:: Task ::
Beginning at the first line of the data, print each line exactly, stopping after the line that contains "years = list(range(1950, 2009))".

:: Supplied material ::
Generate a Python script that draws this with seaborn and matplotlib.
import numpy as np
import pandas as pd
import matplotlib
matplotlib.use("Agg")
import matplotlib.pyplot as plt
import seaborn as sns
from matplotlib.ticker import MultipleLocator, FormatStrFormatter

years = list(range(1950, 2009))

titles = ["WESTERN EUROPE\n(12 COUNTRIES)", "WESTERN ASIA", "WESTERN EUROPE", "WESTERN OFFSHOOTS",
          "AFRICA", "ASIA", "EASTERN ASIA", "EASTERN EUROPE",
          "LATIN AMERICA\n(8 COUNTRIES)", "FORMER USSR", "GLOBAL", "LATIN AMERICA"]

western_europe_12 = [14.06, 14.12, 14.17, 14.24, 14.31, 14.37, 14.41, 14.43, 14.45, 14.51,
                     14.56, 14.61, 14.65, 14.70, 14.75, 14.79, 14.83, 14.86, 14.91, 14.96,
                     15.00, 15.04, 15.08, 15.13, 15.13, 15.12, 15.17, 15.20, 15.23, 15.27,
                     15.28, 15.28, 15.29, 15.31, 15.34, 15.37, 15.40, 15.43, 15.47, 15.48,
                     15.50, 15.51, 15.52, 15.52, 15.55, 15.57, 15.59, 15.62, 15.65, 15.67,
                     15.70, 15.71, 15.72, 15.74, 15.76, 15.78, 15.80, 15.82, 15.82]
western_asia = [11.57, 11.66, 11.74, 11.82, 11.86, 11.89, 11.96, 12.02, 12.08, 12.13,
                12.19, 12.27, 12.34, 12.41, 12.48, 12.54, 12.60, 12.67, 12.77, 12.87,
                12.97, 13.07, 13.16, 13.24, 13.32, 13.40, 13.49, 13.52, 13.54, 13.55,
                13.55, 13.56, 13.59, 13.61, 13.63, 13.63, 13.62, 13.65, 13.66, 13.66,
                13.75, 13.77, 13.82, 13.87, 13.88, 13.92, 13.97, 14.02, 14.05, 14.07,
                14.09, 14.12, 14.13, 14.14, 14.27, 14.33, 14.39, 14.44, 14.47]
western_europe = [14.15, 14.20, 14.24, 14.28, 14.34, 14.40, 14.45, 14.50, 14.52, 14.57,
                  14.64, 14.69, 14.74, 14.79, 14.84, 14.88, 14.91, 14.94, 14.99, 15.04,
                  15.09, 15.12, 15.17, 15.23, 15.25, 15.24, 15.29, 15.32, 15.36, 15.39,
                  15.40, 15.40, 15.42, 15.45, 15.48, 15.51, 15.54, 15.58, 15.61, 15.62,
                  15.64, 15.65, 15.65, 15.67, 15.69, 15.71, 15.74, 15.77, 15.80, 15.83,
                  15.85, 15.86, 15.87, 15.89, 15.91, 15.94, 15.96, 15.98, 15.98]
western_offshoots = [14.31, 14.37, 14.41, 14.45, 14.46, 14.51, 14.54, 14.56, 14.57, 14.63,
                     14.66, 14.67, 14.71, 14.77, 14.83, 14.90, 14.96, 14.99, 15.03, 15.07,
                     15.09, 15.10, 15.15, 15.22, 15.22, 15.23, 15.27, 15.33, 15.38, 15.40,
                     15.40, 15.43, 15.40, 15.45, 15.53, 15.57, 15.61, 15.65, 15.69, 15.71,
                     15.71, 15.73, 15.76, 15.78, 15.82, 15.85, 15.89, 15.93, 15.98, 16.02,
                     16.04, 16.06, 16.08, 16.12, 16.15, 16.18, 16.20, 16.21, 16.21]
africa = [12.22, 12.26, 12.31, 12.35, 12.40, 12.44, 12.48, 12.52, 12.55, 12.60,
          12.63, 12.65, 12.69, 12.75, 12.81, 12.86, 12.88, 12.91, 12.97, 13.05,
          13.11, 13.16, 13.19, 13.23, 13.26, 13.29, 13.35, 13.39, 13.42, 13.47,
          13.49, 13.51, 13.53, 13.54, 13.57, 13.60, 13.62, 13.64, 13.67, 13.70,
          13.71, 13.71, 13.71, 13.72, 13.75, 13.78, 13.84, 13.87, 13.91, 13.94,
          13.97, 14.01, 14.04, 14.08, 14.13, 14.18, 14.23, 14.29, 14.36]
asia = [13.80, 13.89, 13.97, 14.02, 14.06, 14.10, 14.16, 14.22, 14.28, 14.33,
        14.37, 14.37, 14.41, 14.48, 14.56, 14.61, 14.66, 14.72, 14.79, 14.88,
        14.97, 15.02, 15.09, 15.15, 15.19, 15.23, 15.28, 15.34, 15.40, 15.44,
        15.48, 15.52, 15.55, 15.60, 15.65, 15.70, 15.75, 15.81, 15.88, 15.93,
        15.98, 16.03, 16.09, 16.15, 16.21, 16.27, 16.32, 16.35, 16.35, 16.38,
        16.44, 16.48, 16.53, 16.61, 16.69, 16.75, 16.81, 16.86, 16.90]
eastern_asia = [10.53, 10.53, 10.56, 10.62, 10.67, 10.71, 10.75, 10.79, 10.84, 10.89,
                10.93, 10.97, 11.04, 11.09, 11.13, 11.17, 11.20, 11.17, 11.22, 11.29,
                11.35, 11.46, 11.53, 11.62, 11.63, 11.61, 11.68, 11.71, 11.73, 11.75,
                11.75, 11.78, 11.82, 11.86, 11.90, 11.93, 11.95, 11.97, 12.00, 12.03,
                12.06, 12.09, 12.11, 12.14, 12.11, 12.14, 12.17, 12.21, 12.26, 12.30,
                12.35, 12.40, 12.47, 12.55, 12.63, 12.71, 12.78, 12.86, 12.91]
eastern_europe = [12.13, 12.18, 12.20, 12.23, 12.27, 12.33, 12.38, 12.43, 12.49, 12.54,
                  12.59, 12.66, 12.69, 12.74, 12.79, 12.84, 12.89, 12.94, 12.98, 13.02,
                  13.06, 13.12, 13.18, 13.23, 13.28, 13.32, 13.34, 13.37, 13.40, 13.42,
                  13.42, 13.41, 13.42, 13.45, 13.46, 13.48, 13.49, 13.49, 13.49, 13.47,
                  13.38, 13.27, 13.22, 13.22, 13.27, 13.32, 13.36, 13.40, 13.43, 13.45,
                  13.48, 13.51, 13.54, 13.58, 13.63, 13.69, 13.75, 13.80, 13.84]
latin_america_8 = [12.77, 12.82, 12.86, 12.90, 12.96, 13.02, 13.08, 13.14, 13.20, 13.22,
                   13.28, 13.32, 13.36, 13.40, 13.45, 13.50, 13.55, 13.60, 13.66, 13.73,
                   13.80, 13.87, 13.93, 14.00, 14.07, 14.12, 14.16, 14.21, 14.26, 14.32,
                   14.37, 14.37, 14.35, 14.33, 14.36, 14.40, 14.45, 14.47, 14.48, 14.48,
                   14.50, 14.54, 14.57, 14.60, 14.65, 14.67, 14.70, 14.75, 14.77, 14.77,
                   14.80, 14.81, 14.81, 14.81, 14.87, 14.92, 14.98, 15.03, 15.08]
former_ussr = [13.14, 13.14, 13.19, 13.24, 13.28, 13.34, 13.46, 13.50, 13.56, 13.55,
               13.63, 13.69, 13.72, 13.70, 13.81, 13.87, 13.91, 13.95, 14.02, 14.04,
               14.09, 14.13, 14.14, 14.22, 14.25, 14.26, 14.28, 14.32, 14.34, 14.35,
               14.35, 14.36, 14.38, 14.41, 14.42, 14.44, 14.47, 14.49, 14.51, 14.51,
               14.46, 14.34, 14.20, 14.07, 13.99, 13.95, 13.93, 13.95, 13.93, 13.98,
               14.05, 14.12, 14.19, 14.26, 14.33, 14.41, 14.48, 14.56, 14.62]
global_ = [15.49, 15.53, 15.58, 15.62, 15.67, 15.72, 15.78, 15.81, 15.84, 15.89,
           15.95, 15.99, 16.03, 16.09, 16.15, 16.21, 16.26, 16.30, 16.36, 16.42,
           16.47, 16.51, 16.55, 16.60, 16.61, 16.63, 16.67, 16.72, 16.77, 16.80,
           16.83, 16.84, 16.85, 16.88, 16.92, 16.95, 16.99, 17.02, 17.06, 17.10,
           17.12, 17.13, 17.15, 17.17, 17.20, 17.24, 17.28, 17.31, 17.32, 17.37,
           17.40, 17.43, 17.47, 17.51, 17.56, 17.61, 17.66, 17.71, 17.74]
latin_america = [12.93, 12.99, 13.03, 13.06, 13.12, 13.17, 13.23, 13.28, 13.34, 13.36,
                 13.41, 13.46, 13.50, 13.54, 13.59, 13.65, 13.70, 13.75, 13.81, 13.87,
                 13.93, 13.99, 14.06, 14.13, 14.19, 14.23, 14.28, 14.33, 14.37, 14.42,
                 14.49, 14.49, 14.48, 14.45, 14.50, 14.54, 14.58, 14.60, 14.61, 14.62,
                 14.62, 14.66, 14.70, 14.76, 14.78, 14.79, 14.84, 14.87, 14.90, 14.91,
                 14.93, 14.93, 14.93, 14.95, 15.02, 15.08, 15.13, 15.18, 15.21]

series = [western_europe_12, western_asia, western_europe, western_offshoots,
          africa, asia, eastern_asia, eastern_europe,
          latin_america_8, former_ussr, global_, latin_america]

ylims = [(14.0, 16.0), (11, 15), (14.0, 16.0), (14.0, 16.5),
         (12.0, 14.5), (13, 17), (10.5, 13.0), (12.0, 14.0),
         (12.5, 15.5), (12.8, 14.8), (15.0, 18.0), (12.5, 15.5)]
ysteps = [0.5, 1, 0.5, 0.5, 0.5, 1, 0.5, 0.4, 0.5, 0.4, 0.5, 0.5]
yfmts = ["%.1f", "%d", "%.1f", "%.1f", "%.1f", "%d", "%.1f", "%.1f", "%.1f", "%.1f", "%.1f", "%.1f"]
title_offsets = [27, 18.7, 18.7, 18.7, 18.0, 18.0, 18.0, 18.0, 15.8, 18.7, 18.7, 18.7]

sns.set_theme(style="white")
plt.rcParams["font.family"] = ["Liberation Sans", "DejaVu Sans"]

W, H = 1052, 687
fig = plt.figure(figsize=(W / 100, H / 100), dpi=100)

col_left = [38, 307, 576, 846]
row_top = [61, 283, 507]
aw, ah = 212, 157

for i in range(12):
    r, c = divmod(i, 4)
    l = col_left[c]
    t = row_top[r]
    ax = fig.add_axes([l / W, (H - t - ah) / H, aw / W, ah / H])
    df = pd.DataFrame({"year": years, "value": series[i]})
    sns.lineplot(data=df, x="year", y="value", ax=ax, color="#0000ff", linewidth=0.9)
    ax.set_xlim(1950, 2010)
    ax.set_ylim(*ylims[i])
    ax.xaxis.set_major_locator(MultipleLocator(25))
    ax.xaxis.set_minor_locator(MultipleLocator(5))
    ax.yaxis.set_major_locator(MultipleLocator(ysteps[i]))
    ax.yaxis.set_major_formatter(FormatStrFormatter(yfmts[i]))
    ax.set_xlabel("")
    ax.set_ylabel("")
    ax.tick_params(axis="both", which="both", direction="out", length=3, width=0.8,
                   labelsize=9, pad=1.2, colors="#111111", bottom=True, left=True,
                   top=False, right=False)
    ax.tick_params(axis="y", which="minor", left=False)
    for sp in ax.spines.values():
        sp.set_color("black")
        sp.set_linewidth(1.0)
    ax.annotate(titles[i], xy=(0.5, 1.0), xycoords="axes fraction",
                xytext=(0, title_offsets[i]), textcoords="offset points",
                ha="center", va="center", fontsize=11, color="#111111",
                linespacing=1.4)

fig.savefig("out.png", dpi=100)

:: Full answer ::
Generate a Python script that draws this with seaborn and matplotlib.
import numpy as np
import pandas as pd
import matplotlib
matplotlib.use("Agg")
import matplotlib.pyplot as plt
import seaborn as sns
from matplotlib.ticker import MultipleLocator, FormatStrFormatter

years = list(range(1950, 2009))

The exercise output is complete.